Khat has a long history in the Horn of Africa and surrounding region. Its leaves were viewed as sacred by the ancient Egyptians, while Sufi religious men chewed khat to remain awake during nocturnal meditations on the Koran—hence khat’s affiliation with the divine. Now khat exists very much in the mainstream.
“It’s better than alcohol as you can still function normally afterwards,” says Abdul, who chews whenever he is on deadline. “It affects people differently, it depends on your personality: after khat some like to read, others to work.”
Among the 10 percent of Somaliland men not chewing khat, however, opinion differs markedly.
“I don’t chew as I know the effects,” says 24-year-old university lecturer Abdukarim at a busy Hargeisa coffee shop. “Initially you feel happy, confident, strong and high. The problem is the result. At the end you are weak. It should be banned, but I don’t want to say more here.”
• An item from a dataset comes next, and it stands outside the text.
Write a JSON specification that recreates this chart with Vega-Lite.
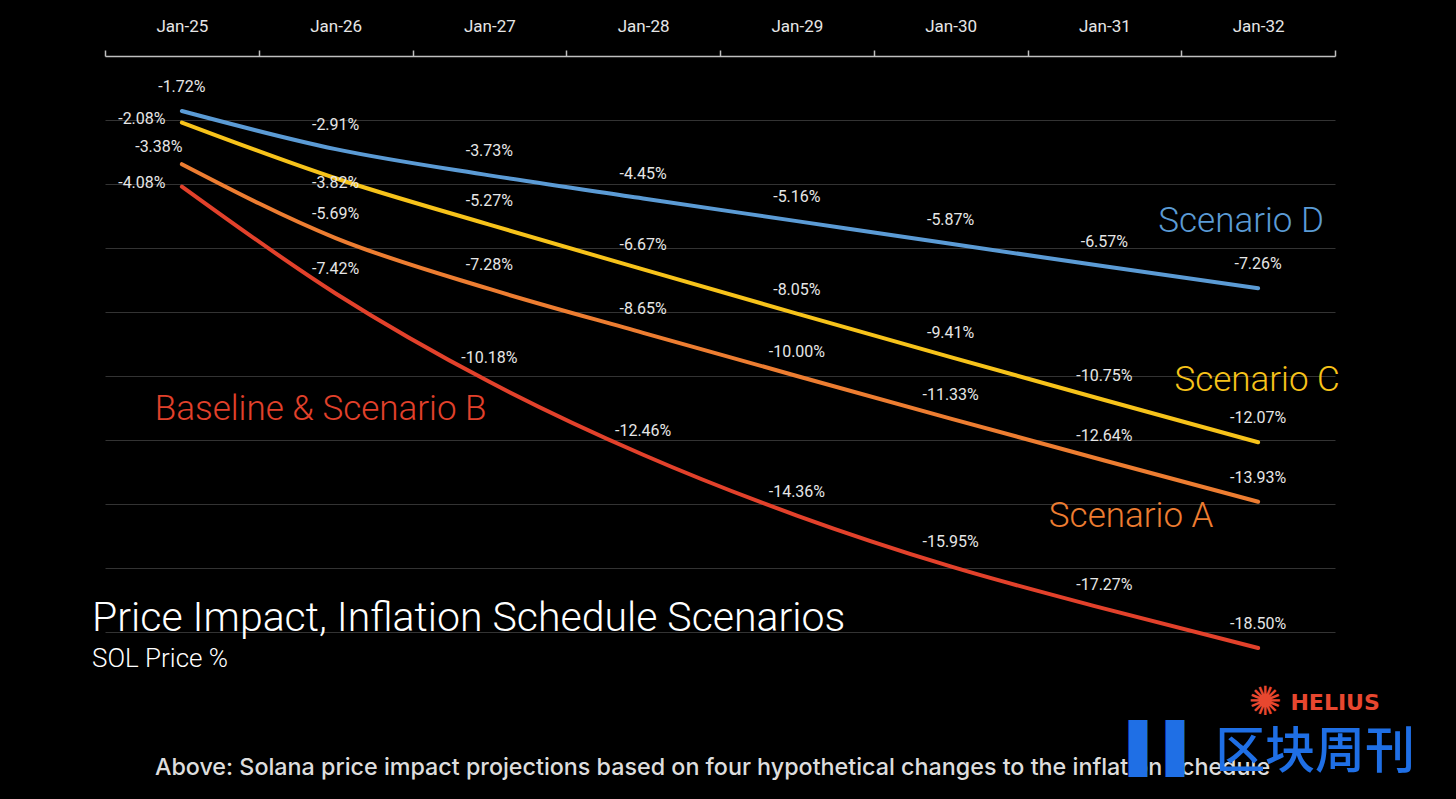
{
  "$schema": "https://vega.github.io/schema/vega-lite/v6.json",
  "width": 1230,
  "height": 640,
  "autosize": {"type": "none"},
  "padding": {"left": 105, "top": 56, "right": 121, "bottom": 103},
  "background": "#000000",
  "title": {
    "text": "Price Impact, Inflation Schedule Scenarios",
    "subtitle": "SOL Price %",
    "orient": "bottom",
    "anchor": "start",
    "frame": "group",
    "offset": -180,
    "dx": -13,
    "font": "Roboto",
    "fontSize": 41,
    "fontWeight": 300,
    "color": "#ffffff",
    "subtitleFont": "Roboto",
    "subtitleFontSize": 26,
    "subtitleFontWeight": 300,
    "subtitleColor": "#ffffff",
    "subtitlePadding": 6
  },
  "config": {"view": {"stroke": null}, "font": "Roboto"},
  "data": {
    "values": [
      {"date": "Jan-25", "series": "Scenario D", "value": -1.72},
      {"date": "Jan-26", "series": "Scenario D", "value": -2.91},
      {"date": "Jan-27", "series": "Scenario D", "value": -3.73},
      {"date": "Jan-28", "series": "Scenario D", "value": -4.45},
      {"date": "Jan-29", "series": "Scenario D", "value": -5.16},
      {"date": "Jan-30", "series": "Scenario D", "value": -5.87},
      {"date": "Jan-31", "series": "Scenario D", "value": -6.57},
      {"date": "Jan-32", "series": "Scenario D", "value": -7.26},
      {"date": "Jan-25", "series": "Scenario C", "value": -2.08},
      {"date": "Jan-26", "series": "Scenario C", "value": -3.82},
      {"date": "Jan-27", "series": "Scenario C", "value": -5.27},
      {"date": "Jan-28", "series": "Scenario C", "value": -6.67},
      {"date": "Jan-29", "series": "Scenario C", "value": -8.05},
      {"date": "Jan-30", "series": "Scenario C", "value": -9.41},
      {"date": "Jan-31", "series": "Scenario C", "value": -10.75},
      {"date": "Jan-32", "series": "Scenario C", "value": -12.07},
      {"date": "Jan-25", "series": "Scenario A", "value": -3.38},
      {"date": "Jan-26", "series": "Scenario A", "value": -5.69},
      {"date": "Jan-27", "series": "Scenario A", "value": -7.28},
      {"date": "Jan-28", "series": "Scenario A", "value": -8.65},
      {"date": "Jan-29", "series": "Scenario A", "value": -10.00},
      {"date": "Jan-30", "series": "Scenario A", "value": -11.33},
      {"date": "Jan-31", "series": "Scenario A", "value": -12.64},
      {"date": "Jan-32", "series": "Scenario A", "value": -13.93},
      {"date": "Jan-25", "series": "Baseline & Scenario B", "value": -4.08},
      {"date": "Jan-26", "series": "Baseline & Scenario B", "value": -7.42},
      {"date": "Jan-27", "series": "Baseline & Scenario B", "value": -10.18},
      {"date": "Jan-28", "series": "Baseline & Scenario B", "value": -12.46},
      {"date": "Jan-29", "series": "Baseline & Scenario B", "value": -14.36},
      {"date": "Jan-30", "series": "Baseline & Scenario B", "value": -15.95},
      {"date": "Jan-31", "series": "Baseline & Scenario B", "value": -17.27},
      {"date": "Jan-32", "series": "Baseline & Scenario B", "value": -18.50}
    ]
  },
  "transform": [{"calculate": "replace(format(datum.value, '.2f'), '\u2212', '-') + '%'", "as": "label"}],
  "encoding": {
    "x": {
      "field": "date",
      "type": "ordinal",
      "scale": {"type": "band", "paddingInner": 0, "paddingOuter": 0},
      "axis": {
        "orient": "top",
        "title": null,
        "labelAngle": 0,
        "labelColor": "#e6e6e6",
        "labelFont": "Roboto",
        "labelFontSize": 17,
        "labelPadding": 15,
        "tickBand": "extent",
        "tickSize": 6,
        "tickColor": "#bfbfbf",
        "tickWidth": 1.5,
        "domainColor": "#bfbfbf",
        "domainWidth": 1.5,
        "grid": false
      }
    },
    "y": {
      "field": "value",
      "type": "quantitative",
      "scale": {"domain": [-20, 0], "nice": false, "zero": false},
      "axis": {
        "title": null,
        "labels": false,
        "ticks": false,
        "domain": false,
        "grid": true,
        "gridColor": "#333333",
        "gridWidth": 1,
        "values": [-18, -16, -14, -12, -10, -8, -6, -4, -2]
      }
    },
    "color": {
      "field": "series",
      "type": "nominal",
      "scale": {
        "domain": ["Scenario D", "Scenario C", "Scenario A", "Baseline & Scenario B"],
        "range": ["#5b9bd5", "#f7c31a", "#ed7d31", "#e2412b"]
      },
      "legend": null
    }
  },
  "layer": [
    {
      "mark": {"type": "line", "strokeWidth": 4, "interpolate": "monotone", "strokeCap": "round"},
      "encoding": {"detail": {"field": "series"}}
    },
    {
      "transform": [{"filter": "!(datum.date == 'Jan-25' && datum.series != 'Scenario D') && !(datum.date == 'Jan-26' && datum.series == 'Scenario C')"}],
      "mark": {"type": "text", "fontSize": 16, "font": "Roboto", "dy": -24, "baseline": "middle", "align": "center"},
      "encoding": {"text": {"field": "label"}, "color": {"value": "#e6e6e6"}}
    },
    {
      "transform": [{"filter": "datum.date == 'Jan-25' && (datum.series == 'Scenario C' || datum.series == 'Baseline & Scenario B')"}],
      "mark": {"type": "text", "fontSize": 16, "font": "Roboto", "dx": -40, "dy": -4, "baseline": "middle", "align": "center"},
      "encoding": {"text": {"field": "label"}, "color": {"value": "#e6e6e6"}}
    },
    {
      "transform": [{"filter": "datum.date == 'Jan-25' && datum.series == 'Scenario A'"}],
      "mark": {"type": "text", "fontSize": 16, "font": "Roboto", "dx": -23, "dy": -17, "baseline": "middle", "align": "center"},
      "encoding": {"text": {"field": "label"}, "color": {"value": "#e6e6e6"}}
    },
    {
      "transform": [{"filter": "datum.date == 'Jan-26' && datum.series == 'Scenario C'"}],
      "mark": {"type": "text", "fontSize": 16, "font": "Roboto", "dy": 5, "baseline": "middle", "align": "center"},
      "encoding": {"text": {"field": "label"}, "color": {"value": "#e6e6e6"}}
    },
    {
      "transform": [{"filter": "datum.date == 'Jan-32' && datum.series == 'Scenario D'"}],
      "mark": {"type": "text", "fontSize": 35, "font": "Roboto", "fontWeight": 300, "dx": -17, "dy": -67, "baseline": "middle", "align": "center"},
      "encoding": {"text": {"field": "series"}}
    },
    {
      "transform": [{"filter": "datum.date == 'Jan-32' && datum.series == 'Scenario C'"}],
      "mark": {"type": "text", "fontSize": 35, "font": "Roboto", "fontWeight": 300, "dx": -1, "dy": -62, "baseline": "middle", "align": "center"},
      "encoding": {"text": {"field": "series"}}
    },
    {
      "transform": [{"filter": "datum.date == 'Jan-32' && datum.series == 'Scenario A'"}],
      "mark": {"type": "text", "fontSize": 35, "font": "Roboto", "fontWeight": 300, "dx": -127, "dy": 14, "baseline": "middle", "align": "center"},
      "encoding": {"text": {"field": "series"}}
    },
    {
      "transform": [{"filter": "datum.date == 'Jan-26' && datum.series == 'Baseline & Scenario B'"}],
      "mark": {"type": "text", "fontSize": 35, "font": "Roboto", "fontWeight": 300, "dx": -15, "dy": 116, "baseline": "middle", "align": "center"},
      "encoding": {"text": {"field": "series"}}
    },
    {
      "transform": [{"filter": "datum.date == 'Jan-32' && datum.series == 'Baseline & Scenario B'"}],
      "mark": {"type": "text", "fontSize": 22, "font": "DejaVu Sans", "fontWeight": "bold", "dx": 77, "dy": 55, "baseline": "middle", "align": "center"},
      "encoding": {"text": {"value": "HELIUS"}, "color": {"value": "#e8472f"}}
    },
    {
      "transform": [{"filter": "datum.date == 'Jan-32' && datum.series == 'Baseline & Scenario B'"}],
      "mark": {"type": "text", "fontSize": 40, "font": "DejaVu Sans", "dx": 7, "dy": 55, "baseline": "middle", "align": "center"},
      "encoding": {"text": {"value": "✺"}, "color": {"value": "#e8472f"}}
    },
    {
      "transform": [{"filter": "datum.date == 'Jan-25' && datum.series == 'Baseline & Scenario B'"}],
      "mark": {"type": "text", "fontSize": 23.3, "font": "Inter", "fontWeight": 500, "dx": -27, "dy": 581, "baseline": "middle", "align": "left"},
      "encoding": {"text": {"value": "Above: Solana price impact projections based on four hypothetical changes to the inflation schedule"}, "color": {"value": "#dddddd"}}
    },
    {
      "transform": [{"filter": "datum.date == 'Jan-32' && datum.series == 'Baseline & Scenario B'"}],
      "mark": {"type": "text", "fontSize": 48, "font": "DejaVu Sans", "dx": -92, "dy": 103, "baseline": "middle", "align": "center"},
      "encoding": {"text": {"value": "▌▌"}, "color": {"value": "#1f6fe5"}}
    },
    {
      "transform": [{"filter": "datum.date == 'Jan-32' && datum.series == 'Baseline & Scenario B'"}],
      "mark": {"type": "text", "fontSize": 50, "font": "Noto Sans CJK SC", "fontWeight": 500, "dx": 57, "dy": 105, "baseline": "middle", "align": "center"},
      "encoding": {"text": {"value": "区块周刊"}, "color": {"value": "#1f6fe5"}}
    }
  ]
}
Regulation of when khat’s imported across the border from Ethiopia and sold during the day in Somaliland would help temper present problems, Saeed says, as would implementing an age limit—currently there isn’t one. But, she adds, the present government won’t take any action due to the amounts of money and vested interests involved.
But many others continue to defend khat, arguing it plays an important communal role.
Well before the UK ban, the London Institute for the Study of Drug Dependence issued a factsheet stating: “In cultures where its use is indigenous, khat has traditionally been used socially, much like coffee in Western culture.”
Khat undercuts preconceived ideas, challenging our conceptions of what a drug is, of what addiction is, of what an addicted society looks like.
“I chewed khat for 30 years,” says one Yemeni man in the group meeting that Sunday afternoon. A successful businessman in Addis Ababa, he is smoking cigarettes but not chewing—the only one in the group. “Now I’ve had enough. I don’t miss it.”